Nuclear Watch South filed proposed legal findings as evidence in its case against the MOX Project, maintaining that MOX's technological methods of accounting for its plutonium supply are unsafe and should be handled in a more hands-on fashion.
The citizens' group is based out of Atlanta, and filed these findings with the Atomic Safety and Licensing Board of the Nuclear Regulatory Commission. The group is challenging MOX's plans for plutonium control and accounting and is deeming those plans as “inadequate“ in its findings, which were filed following a second round of closed hearings at the Nuclear Regulatory Commission Headquarters in May.
MOX's plutonium fuel factory is located at the Savannah River Site and serves as a major factor in the national program to dispose of nuclear weapons-grade plutonium. Once completed, its primary mission will be to convert 50 tons of weapons-grade plutonium into a new type of reactor fuel that would serve a more beneficial purpose.
Nuclear Watch South is working in conjunction with the Blue Ridge Environmental Defense League, the Nuclear Information Resource Service and expert witness Dr. Edwin S. Lyman, a senior scientist with the Union of Concerned Scientists. The trio is leaning on the testimony of Lyman in their lawsuit and Lyman's belief that MOX's planned plutonium accounting methods are flawed.
Lyman has further stated that plutonium theft chances could increase rather than decrease if MOX's factory is licensed to work without changes to material control and accounting plans. One of the primary concerns that the groups have voiced is MOX's decision to use computer programs to track inventory and keep an account of plutonium.
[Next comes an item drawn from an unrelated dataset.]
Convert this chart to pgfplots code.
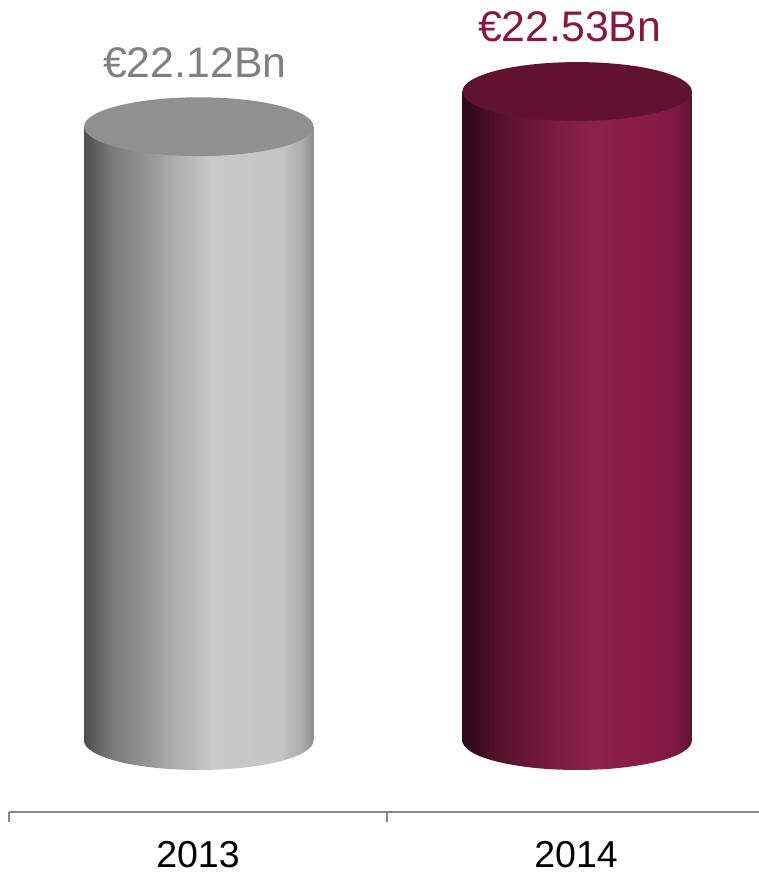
\documentclass[border=0pt]{standalone}
\usepackage{pgfplots}
\pgfplotsset{compat=1.18}
\usepackage{fontspec}
\setmainfont{Liberation Sans}

\definecolor{axisgray}{HTML}{868686}
\definecolor{graylabel}{HTML}{808080}
\definecolor{winelabel}{HTML}{85193F}
\definecolor{graytop}{HTML}{909090}
\definecolor{winetop}{HTML}{621231}

% Cylinder walls: stops 25bp..75bp span the width of the shaded path
\pgfdeclarehorizontalshading{graywall}{100bp}{
  color(0bp)=(black!70!white);
  color(25bp)=(black!70!white);
  color(31bp)=(black!52!white);
  color(38bp)=(black!43!white);
  color(45bp)=(black!31!white);
  color(49bp)=(black!27!white);
  color(52.5bp)=(black!21!white);
  color(68bp)=(black!23!white);
  color(72.5bp)=(black!33!white);
  color(75bp)=(black!45!white);
  color(100bp)=(black!45!white)}
\definecolor{w0}{HTML}{2F0A19}
\definecolor{w1}{HTML}{4C1028}
\definecolor{w2}{HTML}{661533}
\definecolor{w3}{HTML}{791B3F}
\definecolor{w4}{HTML}{8A2248}
\definecolor{w5}{HTML}{881B45}
\definecolor{w6}{HTML}{7A183F}
\definecolor{w7}{HTML}{5C1231}
\pgfdeclarehorizontalshading{winewall}{100bp}{
  color(0bp)=(w0);
  color(26.5bp)=(w0);
  color(31bp)=(w1);
  color(38bp)=(w2);
  color(45bp)=(w3);
  color(53bp)=(w4);
  color(66bp)=(w5);
  color(72bp)=(w6);
  color(75bp)=(w7);
  color(100bp)=(w7)}

% Elliptical caps of the cylinders
\newcommand{\capellipse}{\pgfpathellipse{\pgfpointorigin}{\pgfqpoint{114.7bp}{0pt}}{\pgfqpoint{0pt}{29.4bp}}}
\pgfdeclareplotmark{graybase}{\capellipse\pgfshadepath{graywall}{0}\pgfusepath{discard}}
\pgfdeclareplotmark{winebase}{\capellipse\pgfshadepath{winewall}{0}\pgfusepath{discard}}
\pgfdeclareplotmark{captop}{\capellipse\pgfusepathqfill}

\begin{document}
\begin{tikzpicture}[x=1bp,y=1bp]
\path[use as bounding box,fill=white] (0,0) rectangle (759,872);
\begin{axis}[
  at={(9bp,60bp)},anchor=south west,
  scale only axis,width=750bp,height=812bp,
  clip=false,
  xmin=0,xmax=1.98413,
  y coord trafo/.code={\pgfmathparse{#1-14.97}},
  ymin=14.138,ymax=23.596,
  axis y line=none,
  axis x line*=bottom,
  axis line style={-,axisgray,line width=1.4bp},
  x axis line style={-},
  xtick={0,1},xticklabels={},
  major tick length=10bp,
  tick align=outside,
  tick style={axisgray,line width=1.2bp},
  extra x ticks={0.5,1.5},
  extra x tick labels={2013,2014},
  extra x tick style={major tick length=0pt,
    tick label style={anchor=base,inner sep=0pt,yshift=-55.5bp,font=\fontsize{37.5bp}{44bp}\selectfont,text=black}},
]
% Base ellipses sit under the walls
\addplot[only marks,mark=graybase] coordinates {(0.502,14.97)};
\addplot[only marks,mark=winebase] coordinates {(1.503,14.97)};
% Walls
\addplot[ybar,bar shift=0pt,bar width=229.4bp,draw=none,shading=graywall] coordinates {(0.502,22.12)};
\addplot[ybar,bar shift=0pt,bar width=229.4bp,draw=none,shading=winewall] coordinates {(1.503,22.53)};
% Top faces
\addplot[only marks,mark=captop,mark options={draw=none,fill=graytop}] coordinates {(0.502,22.12)};
\addplot[only marks,mark=captop,mark options={draw=none,fill=winetop}] coordinates {(1.503,22.53)};
% Value labels
\node[anchor=base,text=graylabel,font=\fontsize{42.8bp}{50bp}\selectfont,xshift=-4bp,yshift=49.5bp] at (axis cs:0.502,22.12) {€22.12Bn};
\node[anchor=base,text=winelabel,font=\fontsize{42.8bp}{50bp}\selectfont,xshift=-7.5bp,yshift=50bp] at (axis cs:1.503,22.53) {€22.53Bn};
\end{axis}
\end{tikzpicture}
\end{document}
“In order to detect and deter theft and diversion of plutonium, NRC regulations require MOX Services to demonstrate it can verify the presence and integrity of all plutonium items in the MOX Facility,” Lyman stated. “But given the vulnerability of computer systems to manipulation by adversaries, this data can be corrupted. There is no substitute for direct physical checks.”
Lyman, and the rest of the prosecuting parties, have furthered their argument by stating that the computer programs MOX is using for accounting do not safely prevent cyber attacks.
“Although the Joint Chiefs of Staff have identified cyber attack as one of the most serious threats to U.S. security,” said Diane Curran, the group's attorney, “the NRC does not have any regulations for protection of facilities like the MOX factory from cyber attack.”
A spokesperson with MOX Services said he could not comment on pending legal matters.
Currently, MOX, as well as Nuclear Watch South, are waiting on a ruling from the Atomic Safety and Licensing Board. As of now, there is not an official ruling date schedule.
Nuclear Watch South, headquartered in Atlanta, has legally opposed MOX licensing since 2001.